On the one hand, making an artwork is about creating an object, something literally thrown into or put against this world, which enjoys a relative autonomy from all other purposes. It isn’t there to mend social relations, inform and resolve political conflicts, psychologically reassure troubled souls, or morally absolve people from guilt. Yet, despite its indifference to social and political concerns, the work of art can be an object from which we can imagine another world in aesthetic terms. A test for every work of art: what would society be like after this choreography, film, exhibition (and so on)?

On the other hand, the site of art can be hijacked and its competences deployed as instruments to show, prove and speak truth to those places that ignore or prohibit it. Some contemporary art proclaims to use the space of art, however compromised it might be, to do work which can no longer be accommodated by classical sites of power. In such cases, art’s means turn out to be useful beyond its autonomy and aesthetic indifference.  

Is art something we can think and act upon together? This presupposes we exert a power on the thing discussed in order to be constructive or destructive.
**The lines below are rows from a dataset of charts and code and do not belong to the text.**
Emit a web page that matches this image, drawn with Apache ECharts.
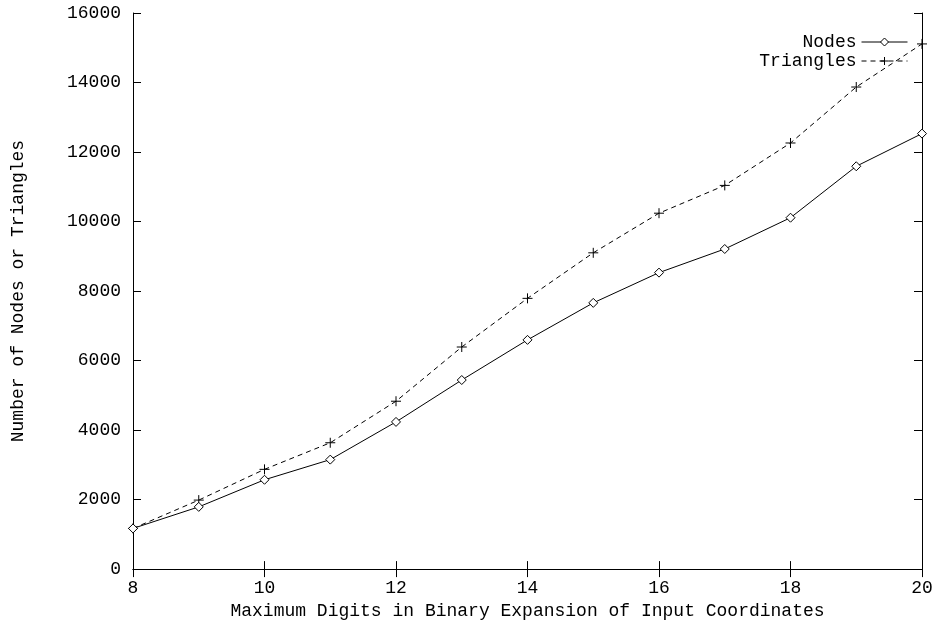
<!DOCTYPE html>
<html>
<head>
<meta charset="utf-8">
<script src="https://cdn.jsdelivr.net/npm/echarts@6/dist/echarts.min.js"></script>
<style>
  html, body { margin: 0; padding: 0; background: #fff; }
  #main { width: 938px; height: 625px; }
</style>
</head>
<body>
<div id="main"></div>
<script>
// binary digits on the x axis
var digits = [8, 9, 10, 11, 12, 13, 14, 15, 16, 17, 18, 19, 20];
var nodes = [1170, 1790, 2570, 3150, 4235, 5440, 6595, 7660, 8530, 9210, 10110, 11590, 12530];
var triangles = [1170, 1985, 2870, 3635, 4830, 6390, 7790, 9100, 10240, 11040, 12260, 13870, 15110];

var font = 'Liberation Mono';
var fs = 18;
var plus = 'path://M0,-1L0,1M-1,0L1,0';

function pairs(ys) {
    return digits.map(function (d, i) { return [d, ys[i]]; });
}

var chart = echarts.init(document.getElementById('main'));

var option = {
    backgroundColor: '#fff',
    animation: false,
    textStyle: { fontFamily: font, color: '#000' },
    grid: { left: 133, right: 16, top: 13, bottom: 53 },
    legend: {
        right: 25,
        top: 28,
        orient: 'vertical',
        align: 'right',
        itemWidth: 46,
        itemHeight: 10,
        itemGap: 1,
        lineStyle: { width: 1 },
        itemStyle: { borderWidth: 1 },
        textStyle: { fontFamily: font, fontSize: fs, lineHeight: 18, color: '#000' },
        data: ['Nodes', 'Triangles']
    },
    xAxis: [{
        type: 'value',
        min: 8, max: 20, interval: 2,
        name: 'Maximum Digits in Binary Expansion of Input Coordinates',
        nameLocation: 'middle',
        nameGap: 31,
        nameTextStyle: { fontFamily: font, fontSize: fs, color: '#000' },
        axisLine: { lineStyle: { color: '#000', width: 1 } },
        axisTick: { inside: true, length: 8, lineStyle: { color: '#000' } },
        axisLabel: { fontFamily: font, fontSize: fs, color: '#000', margin: 10 },
        splitLine: { show: false }
    }, {
        type: 'value',
        position: 'top',
        min: 8, max: 20, interval: 2,
        axisLine: { lineStyle: { color: '#000', width: 1 } },
        axisTick: { inside: true, length: 8, lineStyle: { color: '#000' } },
        axisLabel: { show: false },
        splitLine: { show: false }
    }],
    yAxis: [{
        type: 'value',
        min: 0, max: 16000, interval: 2000,
        name: 'Number of Nodes or Triangles',
        nameLocation: 'middle',
        nameGap: 106,
        nameTextStyle: { fontFamily: font, fontSize: fs, color: '#000' },
        axisLine: { show: true, lineStyle: { color: '#000', width: 1 } },
        axisTick: { show: true, inside: true, length: 8, lineStyle: { color: '#000' } },
        axisLabel: {
            fontFamily: font, fontSize: fs, color: '#000', margin: 12,
            formatter: function (v) { return String(v); }
        },
        splitLine: { show: false }
    }, {
        type: 'value',
        position: 'right',
        min: 0, max: 16000, interval: 2000,
        axisLine: { show: true, lineStyle: { color: '#000', width: 1 } },
        axisTick: { show: true, inside: true, length: 8, lineStyle: { color: '#000' } },
        axisLabel: { show: false },
        splitLine: { show: false }
    }],
    series: [{
        name: 'Nodes',
        type: 'line',
        data: pairs(nodes),
        symbol: 'diamond',
        symbolSize: 9,
        showAllSymbol: true,
        itemStyle: { color: '#fff', borderColor: '#000', borderWidth: 1 },
        lineStyle: { color: '#000', width: 1 },
        z: 3
    }, {
        name: 'Triangles',
        type: 'line',
        data: pairs(triangles),
        symbol: plus,
        symbolSize: 10,
        showAllSymbol: true,
        itemStyle: { color: 'none', borderColor: '#000', borderWidth: 1 },
        lineStyle: { color: '#000', width: 1, type: [5, 4] },
        z: 2
    }]
};

chart.setOption(option);
</script>
</body>
</html>
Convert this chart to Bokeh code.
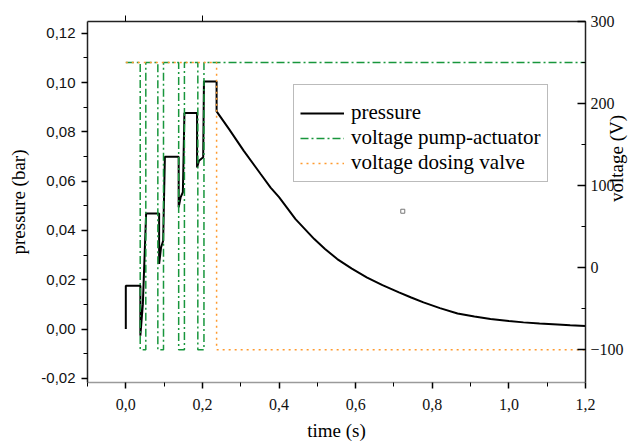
import math
from bokeh.plotting import figure
from bokeh.models import (Range1d, LinearAxis, SingleIntervalTicker, FixedTicker,
                          CustomJSTickFormatter, Legend, LegendItem)
from bokeh.embed import file_html
from bokeh.resources import INLINE

# ---------------- data ----------------
p_time = [0.0, 0.0, 0.038, 0.038, 0.0445, 0.053, 0.087, 0.087, 0.092, 0.0975, 0.102,
          0.138, 0.138, 0.143, 0.149, 0.153, 0.186, 0.186, 0.191, 0.202, 0.204,
          0.237, 0.237, 0.27, 0.308, 0.352, 0.378, 0.40, 0.443, 0.492, 0.52, 0.552,
          0.59, 0.630, 0.67, 0.713, 0.745, 0.777, 0.82, 0.866, 0.91, 0.952, 1.0,
          1.038, 1.08, 1.127, 1.16, 1.20]
pressure = [0.0, 0.0176, 0.0176, -0.0027, 0.0101, 0.0469, 0.0469, 0.0264, 0.0331, 0.0358, 0.0699,
            0.0699, 0.0494, 0.0534, 0.0555, 0.0877, 0.0877, 0.0656, 0.0683, 0.0697, 0.1005,
            0.1005, 0.0883, 0.0810, 0.0723, 0.0629, 0.0574, 0.0535, 0.0446, 0.0365, 0.0325, 0.0284,
            0.0245, 0.0209, 0.0178, 0.0149, 0.0128, 0.0108, 0.0085, 0.0063, 0.0051, 0.0041, 0.0033,
            0.0027, 0.0022, 0.0018, 0.0015, 0.0012]

pump_time = [0.0, 0.0376, 0.0376, 0.0522, 0.0522, 0.0836, 0.0836, 0.0984, 0.0984,
             0.138, 0.138, 0.153, 0.153, 0.188, 0.188, 0.204, 0.204, 1.2]
pump_voltage = [250, 250, -100, -100, 250, 250, -100, -100, 250,
                250, -100, -100, 250, 250, -100, -100, 250, 250]

valve_time = [0.0, 0.237, 0.237, 1.2]
valve_voltage = [250, 250, -100, -100]

speck_time = [0.723]
speck_pressure = [0.0478]

x_ticks = [0.0, 0.2, 0.4, 0.6, 0.8, 1.0, 1.2]
x_minor_ticks = [-0.1, 0.1, 0.3, 0.5, 0.7, 0.9, 1.1]
p_ticks_interval = 0.02
v_ticks_interval = 100

GREEN = "#18963c"
ORANGE = "#ff9a2e"
SERIF = "Liberation Serif"
SANS = "Liberation Sans"

p = figure(width=641, height=444, x_range=Range1d(-0.1, 1.2),
           y_range=Range1d(-0.0217, 0.1248),
           output_backend="svg", toolbar_location=None,
           min_border_left=87, min_border_right=56, min_border_top=21, min_border_bottom=62)
p.outline_line_color = None
p.grid.visible = False
p.background_fill_color = "white"
p.border_fill_color = "white"
p.extra_y_ranges = {"v": Range1d(-140, 300)}

# left axis
ya = p.yaxis[0]
ya.ticker = SingleIntervalTicker(interval=p_ticks_interval, num_minor_ticks=2)
ya.formatter = CustomJSTickFormatter(code="return tick.toFixed(2).replace('.', ',');")
ya.axis_label = "pressure (bar)"
ya.axis_label_text_font = SERIF
ya.axis_label_text_font_style = "normal"
ya.axis_label_text_font_size = "19px"
ya.axis_label_text_color = "black"
ya.axis_label_standoff = 9
ya.major_label_text_font = SANS
ya.major_label_text_font_size = "15px"
ya.major_label_text_color = "#111111"
ya.major_label_standoff = 6
ya.major_tick_in = 0
ya.major_tick_out = 6
ya.minor_tick_in = 0
ya.minor_tick_out = 4
ya.axis_line_color = "#222222"
ya.axis_line_width = 1.5
ya.major_tick_line_width = 1.5

# bottom axis
xa = p.xaxis[0]
xa.ticker = FixedTicker(ticks=x_ticks, minor_ticks=x_minor_ticks)
xa.formatter = CustomJSTickFormatter(code="return tick.toFixed(1).replace('.', ',');")
xa.axis_label = "time (s)"
xa.axis_label_text_font = SERIF
xa.axis_label_text_font_style = "normal"
xa.axis_label_text_font_size = "19px"
xa.axis_label_text_color = "black"
xa.axis_label_standoff = 7
xa.major_label_text_font = SERIF
xa.major_label_text_font_size = "16px"
xa.major_label_text_color = "#111111"
xa.major_label_standoff = 10
xa.major_tick_in = 0
xa.major_tick_out = 6
xa.minor_tick_in = 0
xa.minor_tick_out = 4
xa.axis_line_color = "#9a9a9a"
xa.axis_line_width = 1.5
xa.major_tick_line_width = 1.5

# right axis
ra = LinearAxis(y_range_name="v",
                ticker=SingleIntervalTicker(interval=v_ticks_interval, num_minor_ticks=2),
                axis_label="voltage (V)")
ra.axis_label_text_font = SERIF
ra.axis_label_text_font_style = "normal"
ra.axis_label_text_font_size = "19px"
ra.axis_label_text_color = "black"
ra.axis_label_orientation = math.pi / 2
ra.axis_label_standoff = -10
ra.major_label_text_font = SERIF
ra.major_label_text_font_size = "16px"
ra.major_label_text_color = "#111111"
ra.major_label_standoff = 5
ra.major_tick_in = 8
ra.major_tick_out = 0
ra.minor_tick_in = 4
ra.minor_tick_out = 0
ra.axis_line_color = "#222222"
ra.axis_line_width = 1.5
ra.major_tick_line_width = 1.5
p.add_layout(ra, "right")

# top frame line with two short ticks
ta = LinearAxis(ticker=FixedTicker(ticks=[0.0, 0.2], minor_ticks=[]),
                formatter=CustomJSTickFormatter(code="return '';"))
ta.major_tick_in = 0
ta.major_tick_out = 6
ta.major_label_standoff = 0
ta.axis_line_color = "#222222"
ta.axis_line_width = 1.5
p.add_layout(ta, "above")

# series
r_p = p.line(p_time, pressure, line_color="black", line_width=2)
r_pump = p.line(pump_time, pump_voltage, y_range_name="v", line_color=GREEN,
                line_width=1.5, line_dash="8 3 2 3")
r_valve = p.line(valve_time, valve_voltage, y_range_name="v", line_color=ORANGE,
                 line_width=1.5, line_dash="2 4")
p.scatter(speck_time, speck_pressure, marker="square", size=4, fill_color=None,
          line_color="#777777", line_width=1)

legend = Legend(items=[LegendItem(label="pressure", renderers=[r_p]),
                       LegendItem(label="voltage pump-actuator", renderers=[r_pump]),
                       LegendItem(label="voltage dosing valve", renderers=[r_valve])],
                location=(206, 200))
legend.title = " "
legend.title_text_font_size = "8px"
legend.title_standoff = 0
legend.label_text_font = SERIF
legend.label_text_font_size = "21px"
legend.label_text_color = "black"
legend.label_height = 22
legend.glyph_height = 22
legend.glyph_width = 44
legend.label_standoff = 7
legend.spacing = -2
legend.padding = 6
legend.margin = 0
legend.border_line_color = "#777777"
legend.border_line_width = 1
legend.background_fill_alpha = 1
p.add_layout(legend)

open("out.html", "w").write(file_html(p, INLINE))
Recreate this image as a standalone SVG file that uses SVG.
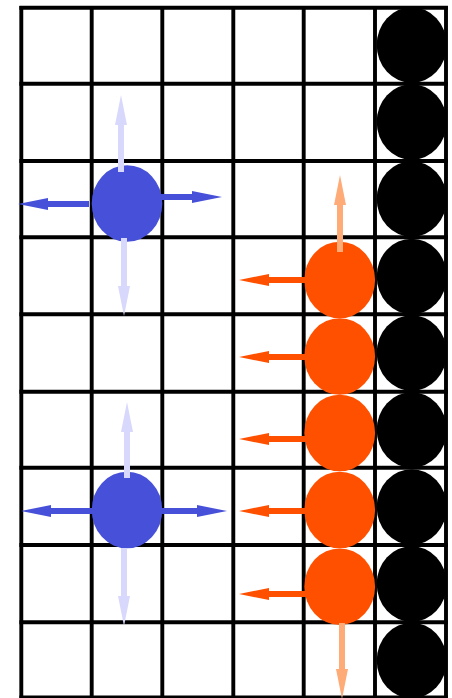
<svg xmlns="http://www.w3.org/2000/svg" width="452" height="698" viewBox="0 0 452 698">
<style>
.grid line{stroke:#000;stroke-width:3.9}
.blk{fill:#000}
.blu{fill:#4650d8}
.org{fill:#ff5000}
.a-blu{stroke:#4650d8;stroke-width:6}
.a-lav{stroke:#d8d8fc;stroke-width:6}
.a-org{stroke:#ff5000;stroke-width:6}
.a-lor{stroke:#ffab78;stroke-width:6}
</style>
<defs>
<marker id="hb" markerUnits="userSpaceOnUse" viewBox="0 0 30 12" refX="0" refY="6" markerWidth="30" markerHeight="12" orient="auto"><path d="M0,0 L30,6 L0,12 z" fill="#4650d8"/></marker>
<marker id="hl" markerUnits="userSpaceOnUse" viewBox="0 0 30 12" refX="0" refY="6" markerWidth="30" markerHeight="12" orient="auto"><path d="M0,0 L30,6 L0,12 z" fill="#d8d8fc"/></marker>
<marker id="ho" markerUnits="userSpaceOnUse" viewBox="0 0 30 12" refX="0" refY="6" markerWidth="30" markerHeight="12" orient="auto"><path d="M0,0 L30,6 L0,12 z" fill="#ff5000"/></marker>
<marker id="hlo" markerUnits="userSpaceOnUse" viewBox="0 0 30 12" refX="0" refY="6" markerWidth="30" markerHeight="12" orient="auto"><path d="M0,0 L30,6 L0,12 z" fill="#ffab78"/></marker>
</defs>
<rect width="452" height="698" fill="#fff"/>
<g class="grid">
<line x1="21.3" y1="6" x2="21.3" y2="698"/>
<line x1="91.7" y1="6" x2="91.7" y2="698"/>
<line x1="162.3" y1="6" x2="162.3" y2="698"/>
<line x1="233.3" y1="6" x2="233.3" y2="698"/>
<line x1="303.7" y1="6" x2="303.7" y2="698"/>
<line x1="375" y1="6" x2="375" y2="698"/>
<line x1="446" y1="6" x2="446" y2="698"/>
<line x1="19.4" y1="7.7" x2="447.9" y2="7.7"/>
<line x1="19.4" y1="83.7" x2="447.9" y2="83.7"/>
<line x1="19.4" y1="161" x2="447.9" y2="161"/>
<line x1="19.4" y1="237.3" x2="447.9" y2="237.3"/>
<line x1="19.4" y1="314.3" x2="447.9" y2="314.3"/>
<line x1="19.4" y1="391.7" x2="447.9" y2="391.7"/>
<line x1="19.4" y1="467.7" x2="447.9" y2="467.7"/>
<line x1="19.4" y1="545" x2="447.9" y2="545"/>
<line x1="19.4" y1="622.3" x2="447.9" y2="622.3"/>
<line x1="19.4" y1="697.5" x2="447.9" y2="697.5"/>
</g>
<g id="black-stones">
<g id="k1"><ellipse class="blk" cx="411.7" cy="45" rx="35" ry="37.8"/></g>
<g id="k2"><ellipse class="blk" cx="411.7" cy="122" rx="35" ry="37.8"/></g>
<g id="k3"><ellipse class="blk" cx="411.7" cy="199" rx="35" ry="37.8"/></g>
<g id="k4"><ellipse class="blk" cx="411.7" cy="276.5" rx="35" ry="37.8"/></g>
<g id="k5"><ellipse class="blk" cx="411.7" cy="353" rx="35" ry="37.8"/></g>
<g id="k6"><ellipse class="blk" cx="411.7" cy="430" rx="35" ry="37.8"/></g>
<g id="k7"><ellipse class="blk" cx="411.7" cy="507" rx="35" ry="37.8"/></g>
<g id="k8"><ellipse class="blk" cx="411.7" cy="584" rx="35" ry="37.8"/></g>
<g id="k9"><ellipse class="blk" cx="411.7" cy="660.5" rx="35" ry="37.8"/></g>
</g>
<g id="blue1"><ellipse class="blu" cx="127" cy="203.5" rx="35.3" ry="38.3"/></g>
<g id="blue2"><ellipse class="blu" cx="127" cy="510" rx="35.3" ry="38.3"/></g>
<g id="orange1"><ellipse class="org" cx="339.7" cy="280" rx="35.4" ry="38.3"/></g>
<g id="orange2"><ellipse class="org" cx="339.7" cy="356.5" rx="35.4" ry="38.3"/></g>
<g id="orange3"><ellipse class="org" cx="339.7" cy="433" rx="35.4" ry="38.3"/></g>
<g id="orange4"><ellipse class="org" cx="339.7" cy="510" rx="35.4" ry="38.3"/></g>
<g id="orange5"><ellipse class="org" cx="339.7" cy="586.7" rx="35.4" ry="38.3"/></g>
<g id="connectors">
<line class="a-blu" x1="89" y1="204" x2="48" y2="204" marker-end="url(#hb)"/>
<line class="a-blu" x1="160" y1="197" x2="192" y2="197" marker-end="url(#hb)"/>
<line class="a-lav" x1="121" y1="172" x2="121" y2="125" marker-end="url(#hl)"/>
<line class="a-lav" x1="124" y1="238" x2="124" y2="286" marker-end="url(#hl)"/>
<line class="a-blu" x1="93" y1="511" x2="51" y2="511" marker-end="url(#hb)"/>
<line class="a-blu" x1="160" y1="511" x2="197" y2="511" marker-end="url(#hb)"/>
<line class="a-lav" x1="127" y1="478" x2="127" y2="432" marker-end="url(#hl)"/>
<line class="a-lav" x1="124" y1="548" x2="124" y2="596" marker-end="url(#hl)"/>
<line class="a-lor" x1="340" y1="252" x2="340" y2="205" marker-end="url(#hlo)"/>
<line class="a-org" x1="306" y1="280" x2="269" y2="280" marker-end="url(#ho)"/>
<line class="a-org" x1="306" y1="357" x2="269" y2="357" marker-end="url(#ho)"/>
<line class="a-org" x1="306" y1="439" x2="269" y2="439" marker-end="url(#ho)"/>
<line class="a-org" x1="306" y1="511" x2="269" y2="511" marker-end="url(#ho)"/>
<line class="a-org" x1="306" y1="594" x2="269" y2="594" marker-end="url(#ho)"/>
<line class="a-lor" x1="342" y1="623" x2="342" y2="669" marker-end="url(#hlo)"/>
</g>
</svg>
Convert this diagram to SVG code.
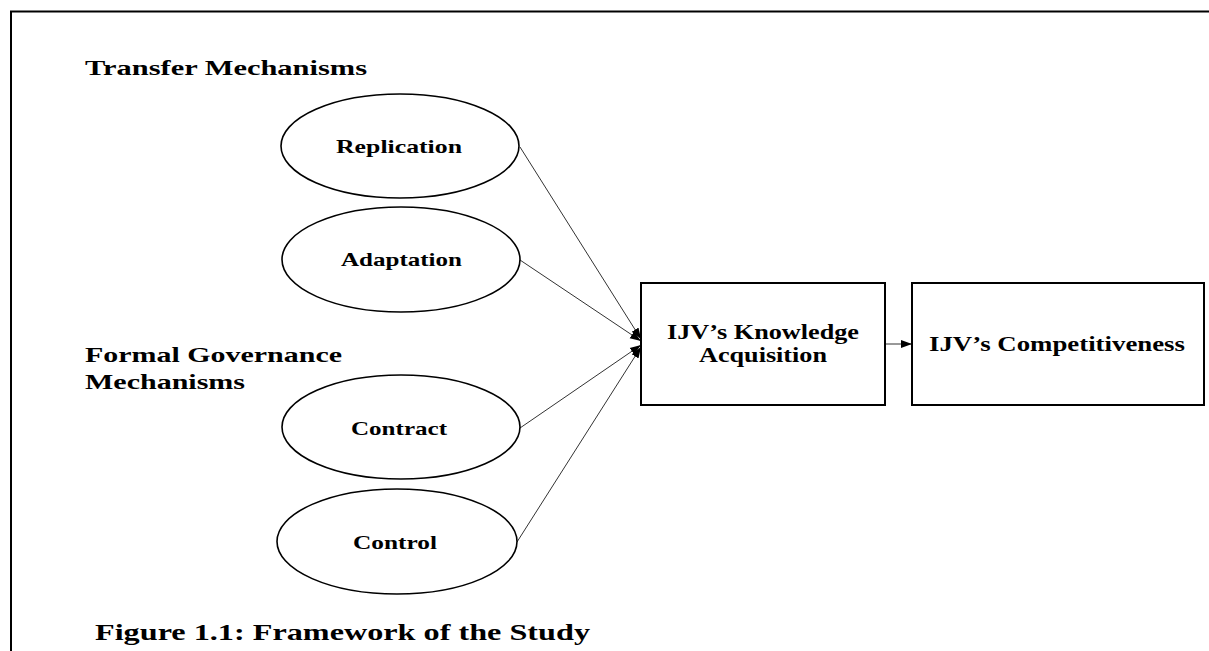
<svg xmlns="http://www.w3.org/2000/svg" width="1209" height="651" viewBox="0 0 1209 651">
<style>
text{font-family:"Liberation Serif","Times New Roman",serif;font-weight:bold;fill:#000}
.lbl{font-size:19px}
.box{font-size:20px}
.hdr{font-size:22px}
.cap{font-size:23px}
.ell{fill:#fff;stroke:#000;stroke-width:1.6}
.rect{fill:#fff;stroke:#000;stroke-width:2}
.con{stroke:#333;stroke-width:1;fill:none}
</style>
<defs>
<marker id="arr" markerUnits="userSpaceOnUse" markerWidth="12" markerHeight="10" refX="11" refY="5" orient="auto">
<path d="M0,1 L11,5 L0,9 Z" fill="#000"/>
</marker>
</defs>
<rect width="1209" height="651" fill="#fff"/>
<g id="frame">
<line x1="10" y1="11.5" x2="1209" y2="11.5" stroke="#000" stroke-width="2"/>
<line x1="11" y1="11" x2="11" y2="651" stroke="#000" stroke-width="2"/>
</g>
<g id="hdr-transfer"><text class="hdr" x="85" y="75" textLength="282" lengthAdjust="spacingAndGlyphs">Transfer  Mechanisms</text></g>
<g id="hdr-formal">
<text class="hdr" x="85" y="362" textLength="257" lengthAdjust="spacingAndGlyphs">Formal Governance</text>
<text class="hdr" x="85" y="389" textLength="160" lengthAdjust="spacingAndGlyphs">Mechanisms</text>
</g>
<g id="connectors">
<line class="con" x1="520" y1="147" x2="641" y2="339" marker-end="url(#arr)"/>
<line class="con" x1="520" y1="260" x2="641" y2="341" marker-end="url(#arr)"/>
<line class="con" x1="520" y1="428" x2="641" y2="345" marker-end="url(#arr)"/>
<line class="con" x1="517" y1="542" x2="641" y2="347" marker-end="url(#arr)"/>
<line class="con" x1="885" y1="344" x2="912" y2="344" marker-end="url(#arr)"/>
</g>
<g id="replication">
<ellipse class="ell" cx="400" cy="146" rx="119" ry="52"/>
<text class="lbl" x="336" y="153" textLength="126" lengthAdjust="spacingAndGlyphs">Replication</text>
</g>
<g id="adaptation">
<ellipse class="ell" cx="401" cy="259.5" rx="119" ry="52.5"/>
<text class="lbl" x="341" y="266" textLength="121" lengthAdjust="spacingAndGlyphs">Adaptation</text>
</g>
<g id="contract">
<ellipse class="ell" cx="401" cy="427" rx="119" ry="52"/>
<text class="lbl" x="351" y="435" textLength="96" lengthAdjust="spacingAndGlyphs">Contract</text>
</g>
<g id="control">
<ellipse class="ell" cx="397" cy="541.5" rx="120" ry="52.5"/>
<text class="lbl" x="353" y="549" textLength="84" lengthAdjust="spacingAndGlyphs">Control</text>
</g>
<g id="knowledge">
<rect class="rect" x="641" y="283" width="244" height="122"/>
<text class="box" x="667" y="339" textLength="192" lengthAdjust="spacingAndGlyphs">IJV’s Knowledge</text>
<text class="box" x="699" y="362" textLength="128" lengthAdjust="spacingAndGlyphs">Acquisition</text>
</g>
<g id="competitiveness">
<rect class="rect" x="912" y="283" width="292" height="122"/>
<text class="box" x="929" y="351" textLength="256" lengthAdjust="spacingAndGlyphs">IJV’s  Competitiveness</text>
</g>
<g id="caption"><text class="cap" x="95" y="640" textLength="495" lengthAdjust="spacingAndGlyphs">Figure 1.1: Framework  of the Study</text></g>
</svg>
Which registers of ‘we’ can we imagine? How to use our power and not to fear responsibility? How to not reproduce the modes of domination which to a large extent determine what is recognised as valid subjectivity, art or habitus? How to (re)produce and distribute non-dominative subjectivity without abolishing the position of the subject?

We would like to spend eight and a half days studying and working with the invited artists, but also with a few invited artworks (minus their authors), while experimenting with modes of collaboration with all participants.